Gul Meena’s story broke at around the same time that the Steubenville, Ohio rape case hit the national media and the whole world learned the horrifying story of a rape in New Delhi. I had just written about a teenage girl who took to Twitter for revenge after the courts let off two boys who sexually assaulted her. In all three cases, thousands of people like me are concerned that the courts will not do their jobs. We contend that these cases are about more than just the individuals at stake; their outcomes will determine whether sexual assault is taken seriously by the courts and therefore by our society. We worry that not punishing these criminals does more than just let dangerous men go free – it endorses a culture that blames victims, not perpetrators, for assault. In other words, our worries are strikingly similar to those of the Pashtun villagers mentioned in the Times’ original article.

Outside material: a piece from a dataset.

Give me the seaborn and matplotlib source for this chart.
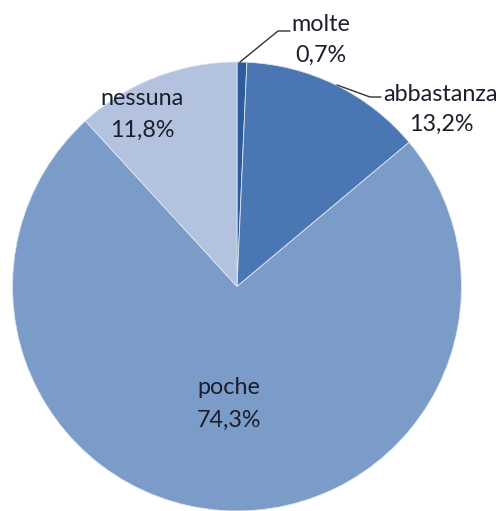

While Gul Meena has survived for now, she remains in danger of what an American would call vigilante justice and what many Afghans would call reality. Tribal law and the court of public opinion could yet decide that her “moral crime” merits the punishment her brother tried to inflict, and if she goes home, the justice system can do little to protect her. Her best hope would be a trial of both her and her brother for their separate crimes. While the entire category of “moral crimes” is about as acceptable to women’s rights advocates as blaming a female rape victim for getting drunk, it’s the reality of Afghan law and the reason I was furious over criticism of western Afghanistan’s chief prosecutor, Maria Bashir that was published in the Times last month.

After all, Bashir’s effectiveness as a woman is directly tied to her performance as prosecutor. A respected advocate for Afghan women and winner of the U.S. Secretary of State’s International Women of Courage award, Bashir has been a powerful force for fighting corruption and establishing rule of law in Herat Province. In a country where the formal justice system is often trumped by commonly held ideas about sharia and tribal law, Bashir’s prosecution record – including for adultery, which is a crime under Afghan law – is outstanding. In the article, she is quoted as saying, “I want to be an enforcer of the law rather than human rights.”

While it may pain Bashir to prosecute these women, she’s taking the long view. It’s the wise one. A functioning justice system that entitles any citizen to a fair trial under existing law is humanity’s best solution to the vexing problem of crime. While some Americans still yearn for the Wild West, I am willing to bet that most women recognize they are safer inside a justice system than outside of it.

That’s why today’s news out of Steubenville is actually heartening. One of the lawyers for the two small-town football players accused of rape has requested a delay, a change of venue, and a closed trial. When I think about this case, a moral crime if ever there was one, I feel angry. I worry that the courts will find some absurd reason to let these boys go, silencing present and future victims of sexual assault who may lose their faith in justice as a result. But the only way to ensure justice in the long run is to give the accused a fair trial.

Meanwhile, the rest of us can do as so many Afghans have done for Gul Meena: support victims, even when that means risking our reputations on their behalf; advocate for necessary changes in our laws and our cultures; and hold the justice system accountable – not to our personal consciences, but to the law.